Look, no one is expecting refs or officials to be perfect, we’re just expecting them to not make egregious mistakes. The point has always been made that when a ref is doing his/her job we’re not supposed to know or notice they are there. It seems too often (for too long) we have become familiar with them on a first name basis.

Joey. Tony. Scott. Bennett. Marc. Dan. Ron. Monty. Eddie F.

Unfortunately we know who they are. Not that they specifically have made bad calls that have altered the course of games and/or series in the past, but it’s getting to the point that at every NBA game – especially during the playoffs where the rotation of officials shrinks the same way coaches shrink their benches and player rotations – we watch games and see who’s calling them and say, “I know that dude.”

Back in the day (1994, to be exact) Hugh Hollins made a call. The anatomy of that call still resonates almost twenty years later. Hollins made a call that to this day people say is the reason the Chicago Bulls either didn’t four-peat or possibly win eight chips in a row instead of just three-peating twice.

The call was so “wrong” that Phil Jackson once compared the call to the one that caused the USA to lose the gold medal to Russia in the 1972 Olympics.

"Have I ever seen a single call make a difference like that?" Scottie Pippen said years later about being the person to whom the foul was assessed. "No. Never ever. It cost us the whole series."

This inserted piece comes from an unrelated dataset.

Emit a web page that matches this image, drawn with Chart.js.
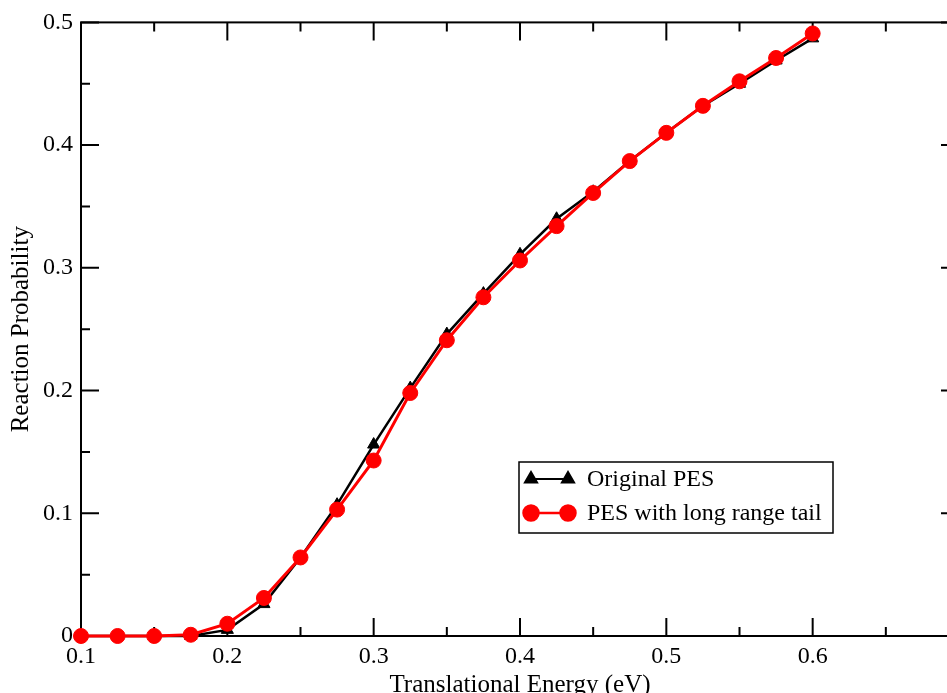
<!DOCTYPE html>
<html>
<head>
<meta charset="utf-8">
<script src="https://cdn.jsdelivr.net/npm/chart.js@4.4.1/dist/chart.umd.min.js"></script>
<style>
  html, body { margin: 0; padding: 0; background: #fff; overflow: hidden; }
  #wrap { width: 947px; height: 693px; overflow: hidden; }
</style>
</head>
<body>
<div id="wrap"><canvas id="graph_data" width="1000" height="710"></canvas></div>
<script>
// data
var energy = [0.1, 0.125, 0.15, 0.175, 0.2, 0.225, 0.25, 0.275, 0.3, 0.325, 0.35,
              0.375, 0.4, 0.425, 0.45, 0.475, 0.5, 0.525, 0.55, 0.575, 0.6];
var originalPES = [0, 0, 0, 0, 0.005, 0.026, 0.064, 0.107, 0.156, 0.202, 0.246,
                   0.279, 0.311, 0.340, 0.362, 0.387, 0.410, 0.432, 0.450, 0.469, 0.487];
var longRangePES = [0, 0, 0, 0.001, 0.010, 0.031, 0.064, 0.103, 0.143, 0.198, 0.241,
                    0.276, 0.306, 0.334, 0.361, 0.387, 0.410, 0.432, 0.452, 0.471, 0.491];
var xTicks = [0.1, 0.2, 0.3, 0.4, 0.5, 0.6, 0.7];
var xTickLabels = ["0.1", "0.2", "0.3", "0.4", "0.5", "0.6", ""];
var yTicks = [0, 0.1, 0.2, 0.3, 0.4, 0.5];
var yTickLabels = ["0", "0.1", "0.2", "0.3", "0.4", "0.5"];
var seriesNames = ["Original PES", "PES with long range tail"];

var serif = "'Liberation Serif', 'DejaVu Serif', serif";

// frame with inward major/minor ticks on all four sides
var framePlugin = {
    id: "frame",
    beforeDatasetsDraw: function(chart){
        var ctx = chart.ctx;
        var a = chart.chartArea;
        var xs = chart.scales.x, ys = chart.scales.y;
        ctx.save();
        ctx.strokeStyle = "#000";
        ctx.lineWidth = 2;
        ctx.strokeRect(a.left, a.top, a.right - a.left, a.bottom - a.top);
        function tickList(scale){
            var out = [];
            var t = scale.ticks;
            for (var i = 0; i < t.length; i++){
                out.push({v: t[i].value, major: true});
                if (i < t.length - 1) out.push({v: (t[i].value + t[i + 1].value) / 2, major: false});
            }
            return out;
        }
        ctx.beginPath();
        tickList(xs).forEach(function(t){
            var px = xs.getPixelForValue(t.v);
            var len = t.major ? 18 : 9;
            ctx.moveTo(px, a.bottom); ctx.lineTo(px, a.bottom - len);
            ctx.moveTo(px, a.top); ctx.lineTo(px, a.top + len);
        });
        tickList(ys).forEach(function(t){
            var py = ys.getPixelForValue(t.v);
            var len = t.major ? 18 : 9;
            ctx.moveTo(a.left, py); ctx.lineTo(a.left + len, py);
            ctx.moveTo(a.right, py); ctx.lineTo(a.right - len, py);
        });
        ctx.stroke();
        ctx.restore();
    }
};

// legend box: a short line with a marker at each end
var legendPlugin = {
    id: "boxLegend",
    afterDraw: function(chart){
        var ctx = chart.ctx;
        var bx = 519, by = 462, bw = 314, bh = 71;
        ctx.save();
        ctx.fillStyle = "#fff";
        ctx.fillRect(bx, by, bw, bh);
        ctx.strokeStyle = "#000";
        ctx.lineWidth = 1.5;
        ctx.strokeRect(bx, by, bw, bh);
        var rows = [479, 513];
        var list = [chart.data.datasets[0], chart.data.datasets[1]];
        list.forEach(function(ds, i){
            var y = rows[i];
            ctx.strokeStyle = ds.borderColor;
            ctx.fillStyle = ds.backgroundColor;
            ctx.lineWidth = ds.borderWidth - 0.5;
            ctx.beginPath(); ctx.moveTo(531, y); ctx.lineTo(568, y); ctx.stroke();
            [531, 568].forEach(function(px){
                Chart.helpers.drawPoint(ctx, {pointStyle: ds.pointStyle, radius: ds.pointRadius, borderWidth: 1}, px, y);
            });
            ctx.fillStyle = "#000";
            ctx.font = "24px " + serif;
            ctx.textBaseline = "middle";
            ctx.textAlign = "left";
            ctx.fillText(ds.label, 587, y + 1);
        });
        ctx.restore();
    }
};

function pairs(xv, yv){
    return xv.map(function(x, i){ return {x: x, y: yv[i]}; });
}

var chart = new Chart(document.getElementById("graph_data"), {
    type: "line",
    data: {
        datasets: [{
            label: seriesNames[0],
            data: pairs(energy, originalPES),
            borderColor: "#000",
            backgroundColor: "#000",
            borderWidth: 2.5,
            pointStyle: "triangle",
            pointRadius: 7,
            pointBorderWidth: 1,
            order: 2,
            clip: false
        }, {
            label: seriesNames[1],
            data: pairs(energy, longRangePES),
            borderColor: "#ff0000",
            backgroundColor: "#ff0000",
            borderWidth: 3,
            pointStyle: "circle",
            pointRadius: 7.5,
            pointBorderWidth: 1,
            order: 1,
            clip: false
        }]
    },
    options: {
        responsive: false,
        animation: false,
        layout: { padding: { top: 22, right: 41, left: 0, bottom: 0 } },
        plugins: {
            legend: { display: false },
            tooltip: { enabled: false }
        },
        scales: {
            x: {
                type: "linear",
                min: 0.1,
                max: 0.7,
                grid: { display: false, drawTicks: false },
                border: { display: false },
                afterBuildTicks: function(scale){
                    scale.ticks = xTicks.map(function(v){ return {value: v}; });
                },
                afterFit: function(scale){ scale.height = 74; },
                ticks: {
                    color: "#000",
                    padding: 6,
                    maxRotation: 0,
                    autoSkip: false,
                    font: { family: serif, size: 24 },
                    callback: function(v, i){ return xTickLabels[i]; }
                },
                title: {
                    display: true,
                    text: "Translational Energy (eV)",
                    color: "#000",
                    font: { family: serif, size: 25 },
                    padding: { top: 0, bottom: 10 }
                }
            },
            y: {
                type: "linear",
                min: 0,
                max: 0.5,
                grid: { display: false, drawTicks: false },
                border: { display: false },
                afterBuildTicks: function(scale){
                    scale.ticks = yTicks.map(function(v){ return {value: v}; });
                },
                afterFit: function(scale){ scale.width = 81; },
                ticks: {
                    color: "#000",
                    padding: 8,
                    autoSkip: false,
                    font: { family: serif, size: 24 },
                    callback: function(v, i){ return yTickLabels[i]; }
                },
                title: {
                    display: true,
                    text: "Reaction Probability",
                    color: "#000",
                    font: { family: serif, size: 25 },
                    padding: { top: 6, bottom: 0 }
                }
            }
        }
    },
    plugins: [framePlugin, legendPlugin]
});
</script>
</body>
</html>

Luckily there haven’t been many calls that have grown to have such historic value. At least not in the NBA. The NFL has had it’s share. The “tuck rule” call in the 2002 divisional playoffs that led to the New England Patriots eventually winning Super Bowl XXXVI, and the “end of the replacement refs” call in Week 3 of last season that finally put to rest the referee lockout can be bookends to a few “tragic” calls that have altered games. But with the NBA Finals less than 10 days away and the Heat/Pacers series as tight as it has been so far, there is still time for something “tragic” to happen in the games left to be played.

As long as there’s a whistle, there’s a way.

That’s the realistic mentality we’ve been forced to live with and accept, while the reality of what really goes on on-the-court remains selective denial.

No accountability, no foul.

As a ref once told me, their missed calls aren’t inaccurate, they just sometimes happen to be false-positive.